C’è qualche indizio che il termine katalyma lo possiamo tradurre con stanza anziché con albergo? Certo, proprio nel testo di Luca abbiamo la prova che per katalyma questo evangelista intende stanza e non albergo/locanda. Infatti in Lc 22,11 si legge:

 e direte al padrone di casa: Il Maestro ti dice: Dov'è la stanza (katalyma)  in cui posso mangiare la Pasqua con i miei discepoli ?
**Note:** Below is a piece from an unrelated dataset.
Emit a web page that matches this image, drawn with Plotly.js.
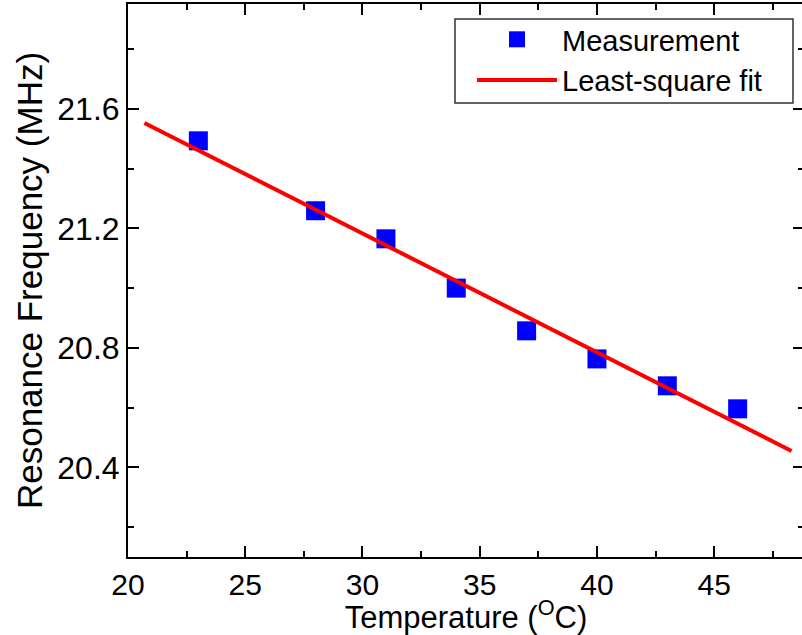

 Mentre quando parla di albergo/locanda Luca usa il termine  pandocheion ; infatti in Lc 10,34 leggiamo:  lo portò a una locanda ( pandocheion ) e si prese cura di lui.  Se in Lc 2,7 avesse voluto parlare di albergo/locanda avrebbe utilizzato quindi pandochieon.

 

Quindi da questa ipotesi di lavoro che fin qui esposta cosa possiamo concludere? Il tutto conferma in fondo che volendo essere più aderenti e attenti al testo originale del vangelo e tenendo conto dei dati che ci provengono dagli studi sull’ambiente giudaico del tempo, si spiegano tante cose, e in questo caso forse si è resa un po’ di chiarezza a quel momento particolare che fu la vicenda della nascita di Gesù.